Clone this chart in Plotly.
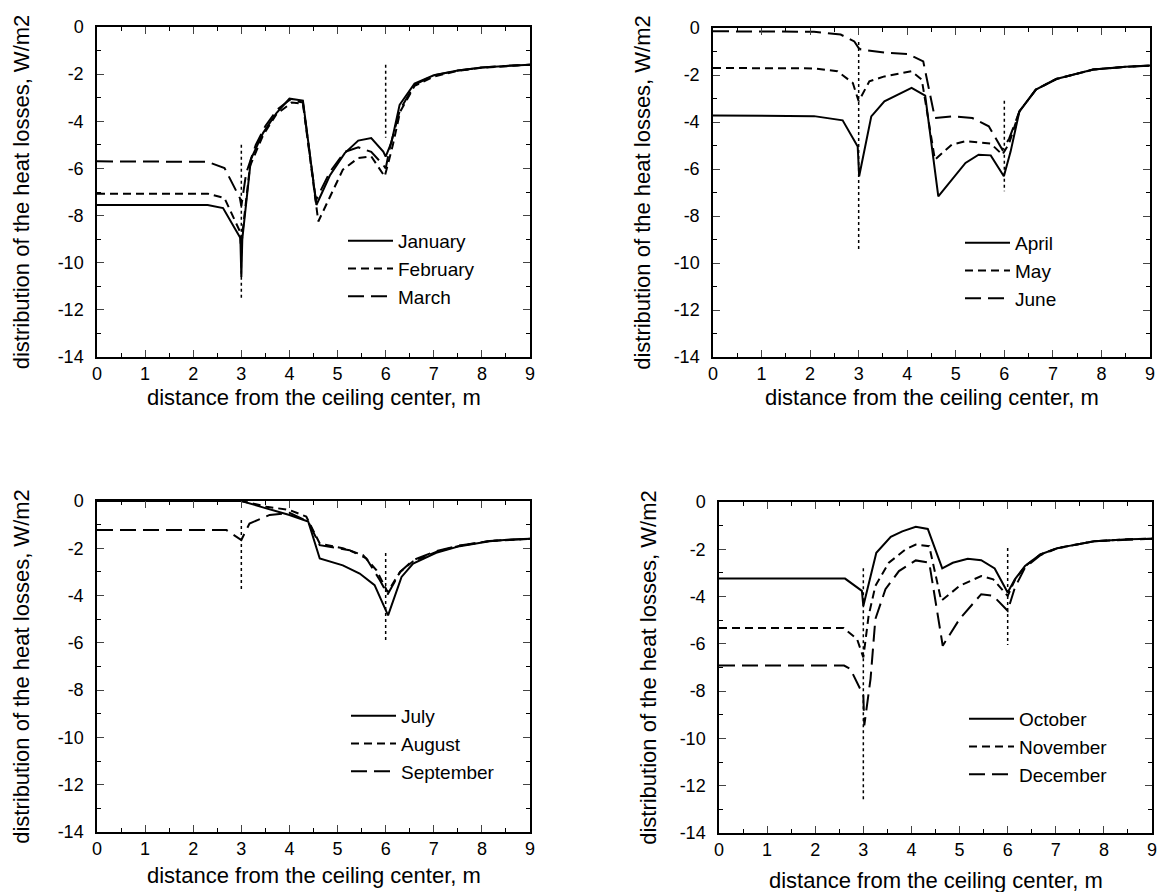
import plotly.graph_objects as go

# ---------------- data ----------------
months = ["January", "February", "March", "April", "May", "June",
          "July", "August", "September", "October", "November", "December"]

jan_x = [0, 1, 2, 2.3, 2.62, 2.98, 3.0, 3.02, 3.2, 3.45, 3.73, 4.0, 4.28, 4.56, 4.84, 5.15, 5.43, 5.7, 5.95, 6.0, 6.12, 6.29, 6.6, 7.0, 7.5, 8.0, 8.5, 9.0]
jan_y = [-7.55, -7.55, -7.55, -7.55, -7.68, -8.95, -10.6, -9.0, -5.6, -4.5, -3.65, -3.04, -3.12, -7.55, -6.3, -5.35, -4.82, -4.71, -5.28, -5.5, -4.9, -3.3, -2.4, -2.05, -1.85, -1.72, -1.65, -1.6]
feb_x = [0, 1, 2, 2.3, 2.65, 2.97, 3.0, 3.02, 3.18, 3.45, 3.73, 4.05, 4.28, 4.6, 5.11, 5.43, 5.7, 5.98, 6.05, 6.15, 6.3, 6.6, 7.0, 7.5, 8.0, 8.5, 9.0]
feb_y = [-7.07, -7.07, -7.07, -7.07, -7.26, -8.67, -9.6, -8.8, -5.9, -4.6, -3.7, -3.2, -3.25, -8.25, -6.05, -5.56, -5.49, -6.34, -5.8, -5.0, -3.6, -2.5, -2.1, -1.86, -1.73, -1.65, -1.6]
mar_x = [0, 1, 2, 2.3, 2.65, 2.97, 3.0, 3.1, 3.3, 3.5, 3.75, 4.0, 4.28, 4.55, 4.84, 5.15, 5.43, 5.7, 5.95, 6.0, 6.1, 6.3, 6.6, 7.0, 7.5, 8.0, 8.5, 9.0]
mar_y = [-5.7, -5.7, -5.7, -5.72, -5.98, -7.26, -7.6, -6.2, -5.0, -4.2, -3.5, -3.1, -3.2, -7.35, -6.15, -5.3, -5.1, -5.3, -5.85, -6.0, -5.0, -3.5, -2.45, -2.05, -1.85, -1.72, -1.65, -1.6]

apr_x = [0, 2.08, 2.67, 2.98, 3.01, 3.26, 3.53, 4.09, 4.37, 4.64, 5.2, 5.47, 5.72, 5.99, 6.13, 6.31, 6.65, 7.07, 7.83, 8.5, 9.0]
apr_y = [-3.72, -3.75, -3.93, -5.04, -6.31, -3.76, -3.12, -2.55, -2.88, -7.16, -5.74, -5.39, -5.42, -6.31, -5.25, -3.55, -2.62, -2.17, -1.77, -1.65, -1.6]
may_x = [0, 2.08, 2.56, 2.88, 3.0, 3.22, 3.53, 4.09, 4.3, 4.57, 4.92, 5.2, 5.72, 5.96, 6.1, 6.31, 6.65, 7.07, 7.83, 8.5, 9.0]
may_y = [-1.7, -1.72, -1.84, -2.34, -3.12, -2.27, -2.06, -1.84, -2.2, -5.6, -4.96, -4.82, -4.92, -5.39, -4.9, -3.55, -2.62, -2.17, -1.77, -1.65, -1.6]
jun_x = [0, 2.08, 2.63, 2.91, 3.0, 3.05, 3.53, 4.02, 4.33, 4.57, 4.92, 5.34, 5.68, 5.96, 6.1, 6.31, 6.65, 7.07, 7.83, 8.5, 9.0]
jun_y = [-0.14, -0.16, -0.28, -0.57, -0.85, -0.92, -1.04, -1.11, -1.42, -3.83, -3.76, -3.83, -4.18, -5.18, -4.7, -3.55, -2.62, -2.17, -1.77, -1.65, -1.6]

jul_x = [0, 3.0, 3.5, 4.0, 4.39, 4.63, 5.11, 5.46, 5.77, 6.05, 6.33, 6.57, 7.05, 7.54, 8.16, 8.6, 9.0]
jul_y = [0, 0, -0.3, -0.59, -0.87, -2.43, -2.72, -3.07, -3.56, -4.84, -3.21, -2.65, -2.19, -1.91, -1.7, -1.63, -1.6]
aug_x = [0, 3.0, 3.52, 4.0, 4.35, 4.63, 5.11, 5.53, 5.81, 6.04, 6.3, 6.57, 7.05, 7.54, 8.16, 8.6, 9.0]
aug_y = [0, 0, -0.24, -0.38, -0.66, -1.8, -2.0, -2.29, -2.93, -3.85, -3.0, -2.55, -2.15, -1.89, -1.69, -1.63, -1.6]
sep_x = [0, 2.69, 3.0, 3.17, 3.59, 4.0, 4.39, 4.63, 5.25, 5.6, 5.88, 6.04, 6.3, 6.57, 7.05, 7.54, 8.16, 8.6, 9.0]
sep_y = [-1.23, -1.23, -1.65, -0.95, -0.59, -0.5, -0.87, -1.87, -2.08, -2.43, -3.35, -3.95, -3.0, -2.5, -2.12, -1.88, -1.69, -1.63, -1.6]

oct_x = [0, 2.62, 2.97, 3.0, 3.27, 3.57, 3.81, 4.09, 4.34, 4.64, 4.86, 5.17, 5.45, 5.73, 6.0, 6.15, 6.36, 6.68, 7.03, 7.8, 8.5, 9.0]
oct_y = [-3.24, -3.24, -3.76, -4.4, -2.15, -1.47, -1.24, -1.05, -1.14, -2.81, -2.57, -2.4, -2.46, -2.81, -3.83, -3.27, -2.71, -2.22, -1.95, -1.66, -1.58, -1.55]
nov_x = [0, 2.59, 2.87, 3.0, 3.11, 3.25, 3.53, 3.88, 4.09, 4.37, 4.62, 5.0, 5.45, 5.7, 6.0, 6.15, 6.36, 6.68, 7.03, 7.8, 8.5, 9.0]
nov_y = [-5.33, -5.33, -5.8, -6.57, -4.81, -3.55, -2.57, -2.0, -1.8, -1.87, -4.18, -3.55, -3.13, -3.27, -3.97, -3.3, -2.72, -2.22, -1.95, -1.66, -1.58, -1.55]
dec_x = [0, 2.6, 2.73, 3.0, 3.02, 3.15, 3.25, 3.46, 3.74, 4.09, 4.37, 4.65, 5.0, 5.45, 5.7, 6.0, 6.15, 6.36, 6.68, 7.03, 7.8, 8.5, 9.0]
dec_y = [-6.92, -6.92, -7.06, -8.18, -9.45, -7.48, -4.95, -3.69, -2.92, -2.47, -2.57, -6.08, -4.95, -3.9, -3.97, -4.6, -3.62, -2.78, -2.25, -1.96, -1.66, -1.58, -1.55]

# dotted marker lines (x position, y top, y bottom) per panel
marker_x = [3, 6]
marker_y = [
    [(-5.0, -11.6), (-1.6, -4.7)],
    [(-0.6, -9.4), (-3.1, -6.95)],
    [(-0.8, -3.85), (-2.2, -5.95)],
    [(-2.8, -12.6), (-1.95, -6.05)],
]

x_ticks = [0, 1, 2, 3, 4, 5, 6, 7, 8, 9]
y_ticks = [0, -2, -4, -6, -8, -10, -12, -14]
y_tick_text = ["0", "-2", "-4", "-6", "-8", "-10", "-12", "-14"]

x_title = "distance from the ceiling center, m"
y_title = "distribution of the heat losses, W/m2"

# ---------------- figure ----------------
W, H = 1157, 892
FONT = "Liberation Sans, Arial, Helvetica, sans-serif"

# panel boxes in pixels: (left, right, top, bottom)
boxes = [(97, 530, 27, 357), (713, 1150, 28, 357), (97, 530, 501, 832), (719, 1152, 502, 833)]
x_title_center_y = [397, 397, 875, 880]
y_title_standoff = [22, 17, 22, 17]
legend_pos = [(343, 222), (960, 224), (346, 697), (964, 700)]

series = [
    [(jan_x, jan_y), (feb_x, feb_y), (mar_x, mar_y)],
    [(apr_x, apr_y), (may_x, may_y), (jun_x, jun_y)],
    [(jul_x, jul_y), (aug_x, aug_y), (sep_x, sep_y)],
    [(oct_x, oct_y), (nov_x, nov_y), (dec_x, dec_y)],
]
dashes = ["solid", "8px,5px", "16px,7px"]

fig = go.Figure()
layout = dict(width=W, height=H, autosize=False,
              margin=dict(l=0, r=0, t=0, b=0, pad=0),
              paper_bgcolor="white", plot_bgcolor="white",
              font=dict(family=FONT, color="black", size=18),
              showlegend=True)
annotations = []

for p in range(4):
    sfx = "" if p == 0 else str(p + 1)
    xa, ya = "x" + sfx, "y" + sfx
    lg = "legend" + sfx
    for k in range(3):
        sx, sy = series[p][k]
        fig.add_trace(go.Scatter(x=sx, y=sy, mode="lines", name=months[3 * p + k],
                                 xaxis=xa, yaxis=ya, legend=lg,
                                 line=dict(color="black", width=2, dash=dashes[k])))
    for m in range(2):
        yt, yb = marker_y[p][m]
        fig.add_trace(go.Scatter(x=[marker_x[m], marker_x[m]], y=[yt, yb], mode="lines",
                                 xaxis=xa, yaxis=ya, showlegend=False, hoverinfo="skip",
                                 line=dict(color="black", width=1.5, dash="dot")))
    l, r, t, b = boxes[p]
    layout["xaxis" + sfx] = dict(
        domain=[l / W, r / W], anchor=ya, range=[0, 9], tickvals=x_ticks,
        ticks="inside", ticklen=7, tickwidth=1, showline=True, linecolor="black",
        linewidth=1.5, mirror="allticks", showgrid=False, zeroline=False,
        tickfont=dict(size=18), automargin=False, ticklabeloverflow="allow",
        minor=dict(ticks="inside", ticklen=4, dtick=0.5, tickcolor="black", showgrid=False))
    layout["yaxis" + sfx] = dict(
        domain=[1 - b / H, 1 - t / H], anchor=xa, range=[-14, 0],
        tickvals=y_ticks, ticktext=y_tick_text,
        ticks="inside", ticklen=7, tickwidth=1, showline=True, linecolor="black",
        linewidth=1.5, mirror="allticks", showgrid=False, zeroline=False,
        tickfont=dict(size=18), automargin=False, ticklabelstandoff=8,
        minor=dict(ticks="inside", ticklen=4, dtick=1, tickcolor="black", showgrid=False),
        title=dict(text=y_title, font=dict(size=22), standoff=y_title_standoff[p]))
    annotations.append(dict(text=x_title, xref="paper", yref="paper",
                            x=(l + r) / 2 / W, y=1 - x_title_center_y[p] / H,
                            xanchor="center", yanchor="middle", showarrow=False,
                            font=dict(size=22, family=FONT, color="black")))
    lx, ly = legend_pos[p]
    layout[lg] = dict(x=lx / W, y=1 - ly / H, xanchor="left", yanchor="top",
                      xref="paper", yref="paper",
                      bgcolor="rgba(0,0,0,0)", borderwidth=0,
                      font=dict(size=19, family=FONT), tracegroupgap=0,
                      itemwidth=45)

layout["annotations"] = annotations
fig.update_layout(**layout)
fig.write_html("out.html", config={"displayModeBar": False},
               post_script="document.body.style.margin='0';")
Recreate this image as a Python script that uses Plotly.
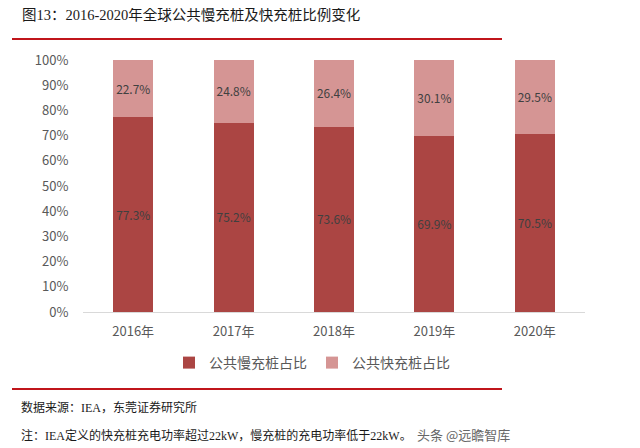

================

## Description of the task
Copy nothing but the lines from the top of the data down to the line containing "-2.45, -2.05, -1.85, -1.72, -1.65, -1.6]", and leave the pictures out.

## Problem solution
Clone this chart in Plotly.
import plotly.graph_objects as go

# ---------------- data ----------------
months = ["January", "February", "March", "April", "May", "June",
          "July", "August", "September", "October", "November", "December"]

jan_x = [0, 1, 2, 2.3, 2.62, 2.98, 3.0, 3.02, 3.2, 3.45, 3.73, 4.0, 4.28, 4.56, 4.84, 5.15, 5.43, 5.7, 5.95, 6.0, 6.12, 6.29, 6.6, 7.0, 7.5, 8.0, 8.5, 9.0]
jan_y = [-7.55, -7.55, -7.55, -7.55, -7.68, -8.95, -10.6, -9.0, -5.6, -4.5, -3.65, -3.04, -3.12, -7.55, -6.3, -5.35, -4.82, -4.71, -5.28, -5.5, -4.9, -3.3, -2.4, -2.05, -1.85, -1.72, -1.65, -1.6]
feb_x = [0, 1, 2, 2.3, 2.65, 2.97, 3.0, 3.02, 3.18, 3.45, 3.73, 4.05, 4.28, 4.6, 5.11, 5.43, 5.7, 5.98, 6.05, 6.15, 6.3, 6.6, 7.0, 7.5, 8.0, 8.5, 9.0]
feb_y = [-7.07, -7.07, -7.07, -7.07, -7.26, -8.67, -9.6, -8.8, -5.9, -4.6, -3.7, -3.2, -3.25, -8.25, -6.05, -5.56, -5.49, -6.34, -5.8, -5.0, -3.6, -2.5, -2.1, -1.86, -1.73, -1.65, -1.6]
mar_x = [0, 1, 2, 2.3, 2.65, 2.97, 3.0, 3.1, 3.3, 3.5, 3.75, 4.0, 4.28, 4.55, 4.84, 5.15, 5.43, 5.7, 5.95, 6.0, 6.1, 6.3, 6.6, 7.0, 7.5, 8.0, 8.5, 9.0]
mar_y = [-5.7, -5.7, -5.7, -5.72, -5.98, -7.26, -7.6, -6.2, -5.0, -4.2, -3.5, -3.1, -3.2, -7.35, -6.15, -5.3, -5.1, -5.3, -5.85, -6.0, -5.0, -3.5, -2.45, -2.05, -1.85, -1.72, -1.65, -1.6]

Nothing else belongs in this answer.